» **TO BE DONE**
Note each line that includes the word "this". Copy those lines.

» **MATERIAL TO PROCESS**
* * *

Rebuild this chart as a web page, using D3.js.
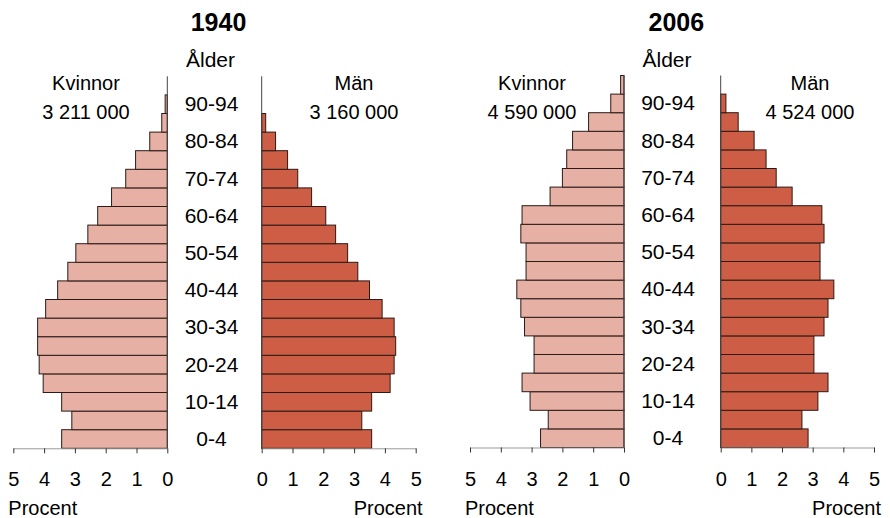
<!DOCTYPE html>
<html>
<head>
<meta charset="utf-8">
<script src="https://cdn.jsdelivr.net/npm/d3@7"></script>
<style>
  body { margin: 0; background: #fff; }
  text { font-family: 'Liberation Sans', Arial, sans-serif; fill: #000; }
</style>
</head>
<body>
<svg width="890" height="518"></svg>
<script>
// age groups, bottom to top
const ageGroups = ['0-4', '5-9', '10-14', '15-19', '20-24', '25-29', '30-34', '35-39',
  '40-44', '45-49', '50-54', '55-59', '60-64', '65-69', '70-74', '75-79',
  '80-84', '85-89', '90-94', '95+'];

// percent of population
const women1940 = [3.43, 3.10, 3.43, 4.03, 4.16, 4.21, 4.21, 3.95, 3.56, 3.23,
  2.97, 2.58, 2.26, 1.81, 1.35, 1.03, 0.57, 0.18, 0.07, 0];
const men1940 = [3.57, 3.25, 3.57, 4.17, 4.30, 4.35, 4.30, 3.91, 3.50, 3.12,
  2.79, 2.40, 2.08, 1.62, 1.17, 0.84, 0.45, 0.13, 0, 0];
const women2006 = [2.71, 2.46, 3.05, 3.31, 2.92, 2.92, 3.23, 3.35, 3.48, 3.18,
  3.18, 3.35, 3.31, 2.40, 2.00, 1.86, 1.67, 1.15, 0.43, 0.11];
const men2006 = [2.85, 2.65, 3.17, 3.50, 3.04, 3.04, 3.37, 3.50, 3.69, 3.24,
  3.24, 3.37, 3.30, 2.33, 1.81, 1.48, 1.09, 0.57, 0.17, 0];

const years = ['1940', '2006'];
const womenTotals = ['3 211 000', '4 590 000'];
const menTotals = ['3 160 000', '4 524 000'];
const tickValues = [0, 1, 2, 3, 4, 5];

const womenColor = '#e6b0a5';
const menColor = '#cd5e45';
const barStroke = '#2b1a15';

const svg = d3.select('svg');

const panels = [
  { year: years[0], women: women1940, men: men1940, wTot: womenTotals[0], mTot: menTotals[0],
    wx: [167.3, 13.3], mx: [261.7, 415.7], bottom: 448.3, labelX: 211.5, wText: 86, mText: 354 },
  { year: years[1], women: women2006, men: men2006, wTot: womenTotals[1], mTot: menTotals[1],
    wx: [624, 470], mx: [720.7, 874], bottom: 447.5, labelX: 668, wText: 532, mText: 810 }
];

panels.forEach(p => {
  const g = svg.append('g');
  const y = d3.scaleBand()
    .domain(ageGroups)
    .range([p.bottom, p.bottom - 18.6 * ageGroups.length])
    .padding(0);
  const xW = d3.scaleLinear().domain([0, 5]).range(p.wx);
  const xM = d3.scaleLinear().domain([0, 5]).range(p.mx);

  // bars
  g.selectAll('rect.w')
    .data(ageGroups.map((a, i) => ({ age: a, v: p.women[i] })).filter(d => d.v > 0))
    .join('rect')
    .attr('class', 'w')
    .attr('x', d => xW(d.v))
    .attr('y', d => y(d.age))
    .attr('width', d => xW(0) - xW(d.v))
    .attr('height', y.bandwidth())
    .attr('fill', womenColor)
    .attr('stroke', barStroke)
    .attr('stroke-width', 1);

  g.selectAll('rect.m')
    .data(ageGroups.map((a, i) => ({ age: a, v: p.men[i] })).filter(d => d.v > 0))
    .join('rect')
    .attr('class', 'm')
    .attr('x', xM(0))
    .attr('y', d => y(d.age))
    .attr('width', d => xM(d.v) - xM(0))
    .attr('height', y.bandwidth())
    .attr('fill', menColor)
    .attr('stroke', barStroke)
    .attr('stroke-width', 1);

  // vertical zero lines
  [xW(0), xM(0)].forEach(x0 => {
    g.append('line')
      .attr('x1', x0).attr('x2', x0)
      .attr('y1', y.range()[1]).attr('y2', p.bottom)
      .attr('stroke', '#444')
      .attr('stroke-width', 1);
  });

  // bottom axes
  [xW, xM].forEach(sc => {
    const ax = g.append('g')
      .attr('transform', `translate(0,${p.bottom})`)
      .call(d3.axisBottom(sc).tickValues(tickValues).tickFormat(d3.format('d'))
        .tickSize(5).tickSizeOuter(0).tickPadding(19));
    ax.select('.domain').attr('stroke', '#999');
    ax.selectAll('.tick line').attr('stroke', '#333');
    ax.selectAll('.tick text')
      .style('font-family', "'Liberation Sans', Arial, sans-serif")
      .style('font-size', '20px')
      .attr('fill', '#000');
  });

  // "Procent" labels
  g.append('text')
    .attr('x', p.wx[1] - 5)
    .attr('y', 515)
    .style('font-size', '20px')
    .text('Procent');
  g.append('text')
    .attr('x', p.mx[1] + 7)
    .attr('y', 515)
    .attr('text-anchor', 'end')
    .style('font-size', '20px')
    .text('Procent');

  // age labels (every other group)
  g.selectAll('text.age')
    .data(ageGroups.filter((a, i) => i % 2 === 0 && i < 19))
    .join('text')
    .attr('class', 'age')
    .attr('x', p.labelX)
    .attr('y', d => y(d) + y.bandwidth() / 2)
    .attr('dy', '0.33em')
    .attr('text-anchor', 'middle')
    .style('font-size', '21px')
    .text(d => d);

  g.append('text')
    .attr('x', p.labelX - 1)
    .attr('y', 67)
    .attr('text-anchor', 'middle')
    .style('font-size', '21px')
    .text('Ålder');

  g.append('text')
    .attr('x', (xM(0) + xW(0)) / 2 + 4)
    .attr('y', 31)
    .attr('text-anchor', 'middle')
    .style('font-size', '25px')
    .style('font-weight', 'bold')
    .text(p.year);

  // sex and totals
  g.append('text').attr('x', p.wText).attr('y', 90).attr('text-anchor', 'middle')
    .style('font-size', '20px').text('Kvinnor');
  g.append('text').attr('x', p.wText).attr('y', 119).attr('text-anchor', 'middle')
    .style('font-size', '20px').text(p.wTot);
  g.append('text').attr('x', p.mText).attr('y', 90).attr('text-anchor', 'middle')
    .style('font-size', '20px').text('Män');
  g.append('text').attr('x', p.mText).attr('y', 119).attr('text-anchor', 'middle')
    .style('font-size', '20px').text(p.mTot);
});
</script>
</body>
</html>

* * *

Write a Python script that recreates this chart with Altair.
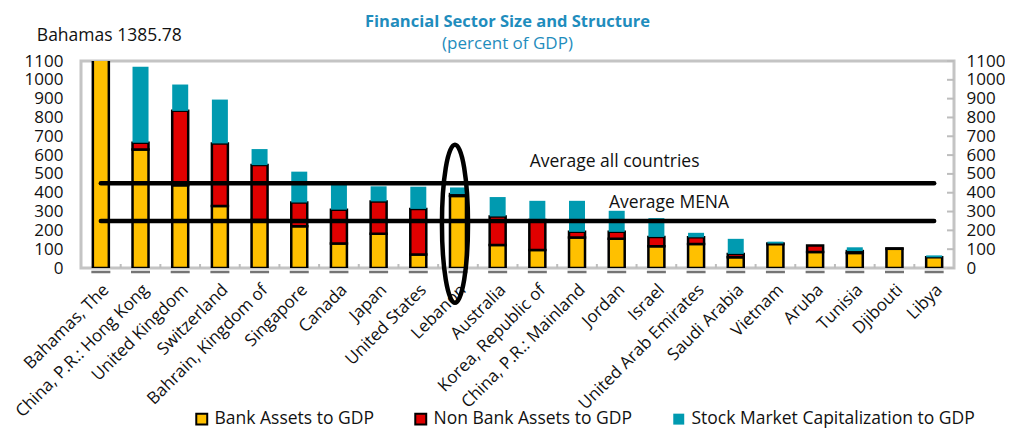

* * *

» **RESULT BELOW**
Rebuild this chart as a web page, using D3.js.
Write a Python script that recreates this chart with Altair.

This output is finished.